Asking me to pick a favorite dish is like asking me to pick which of my children I like best. Each dish has its own history in my life and, sometimes, in the life of my family.
Take bacon. When I was twelve, over at my friend Janelle’s house the morning of a sleepover, Janelle’s mom served us a mountain of pancakes and a wall of bacon. I put some bacon on my plate, tried to take a bite, and just couldn’t. Now when you are in North Carolina, where I was attending an arts school, you are expected to eat what you put on your plate. That day I was not a good, southern girl. Luckily, bacon seems to be one of those things you can pass on to your friends without much questioning. I slipped it to one of the other girls who happily ate it right up.
I did not touch bacon for fourteen years until one evening when I asked my husband if he would please go and get me a little bacon. He looked at me askance, but, since he is a great lover of bacon and since he figured his influence must have been changing me for the better, went downstairs to the bodega and brought back a pound of bacon. I ate the whole thing. Every last bite of it, no sharing.

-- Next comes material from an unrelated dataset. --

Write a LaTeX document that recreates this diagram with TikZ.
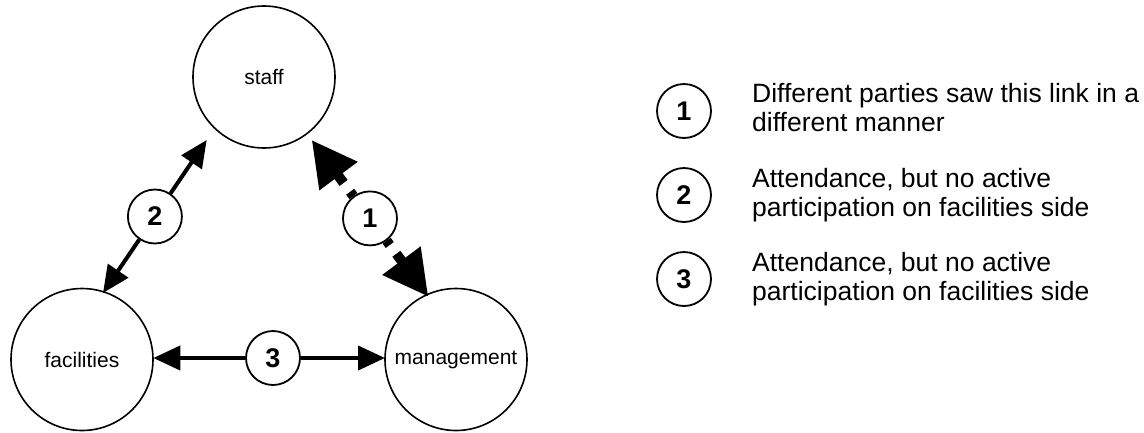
\documentclass[tikz,border=0pt]{standalone}
\usepackage{fontspec}
\setmainfont{Liberation Sans}
\usetikzlibrary{arrows.meta}
\begin{document}
\begin{tikzpicture}[x=1pt,y=-1pt,
  party/.style={circle, draw, line width=1.6pt, minimum size=142pt, inner sep=0pt,
    font=\fontsize{21}{24}\selectfont},
  num/.style={circle, draw, line width=1.8pt, fill=white, minimum size=54pt, inner sep=0pt,
    font=\fontsize{27}{30}\selectfont\bfseries},
  link/.style={line width=4pt, -{Triangle[length=27pt,width=24pt]}},
  disputed/.style={line width=10pt, dash pattern=on 11pt off 11pt,
    {Triangle[length=45pt,width=45pt]}-},
  note/.style={anchor=base west, align=left, inner sep=0pt,
    font=\fontsize{26.5}{29}\selectfont}]
\useasboundingbox (0,0) rectangle (1144,432);

% the three parties
\node[party] (staff) at (264,77) {staff};
\node[party] (fac) at (82,359.5) {facilities};
\node[party] (mgmt) at (456,359.5) {management};

% arrow tip positions near the parties
\coordinate (t1s) at (311.7,140);
\coordinate (t1m) at (428.3,296.7);
\coordinate (t2s) at (206.7,140);
\coordinate (t2f) at (103,293);
\coordinate (t3f) at (153.3,358);
\coordinate (t3m) at (385,358);

% numbered markers on the links
\node[num] (n1) at (370,218.4) {1};
\node[num] (n2) at (154.9,216.5) {2};
\node[num] (n3) at (273,358) {3};

% links
\draw[disputed] (t1s) -- (n1);
\draw[disputed] (t1m) -- (n1);
\draw[link] (n2) -- (t2s);
\draw[link] (n2) -- (t2f);
\draw[link] (n3) -- (t3f);
\draw[link] (n3) -- (t3m);

% legend (base anchor sits on the last line of each note)
\node[num] (k1) at (684,111) {1};
\node[num] (k2) at (684,195) {2};
\node[num] (k3) at (684,279) {3};
\node[note] (d1) at (752,131) {Different parties saw this link in a\\different manner};
\node[note] (d2) at (752,216) {Attendance, but no active\\participation on facilities side};
\node[note] (d3) at (752,300) {Attendance, but no active\\participation on facilities side};
\end{tikzpicture}
\end{document}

A day later we found out I was pregnant with our daughter.
A dish, though, implies something with a bit more gravitas, then a lonely pan of bacon. It implies, to me, something besides dessert, too, which is my favorite of favorite foods, courses, and earthly delights. To help make a decision, I asked myself what I could eat for the rest of my life if I absolutely had to. It was a toss-up among miso soup, chicken soup, and whole roasted chicken with vegetables. In the end, the roasted chicken won out. My entire family will eat it with no complaints, no grumbles, just lots of chewing.
The recipe for my dry spice rub is
here. For a whole chicken, slice an organic lemon in half and place it into the chicken’s (cough) cavity along with two or three cloves of garlic and tiny bunch of thyme, rosemary, or your favorite herb. Pour a couple of tablespoons of olive oil or melted butter over the chicken and cover with 2-3 tablespoons of
the spice rub. Cram whatever veggies you’d like in the bottom of the pan in a single layer around the chicken.
Preheat the oven to 400 degrees F. Place your prepared chicken in the oven and cook for 20 minutes. Reduce the heat to 350 degrees and cook till the chicken is beautiful and browned. Basting is not essential but it does add more deliciousness and crispiness to the skin.
What is your absolute favorite dish? The one you could not live without?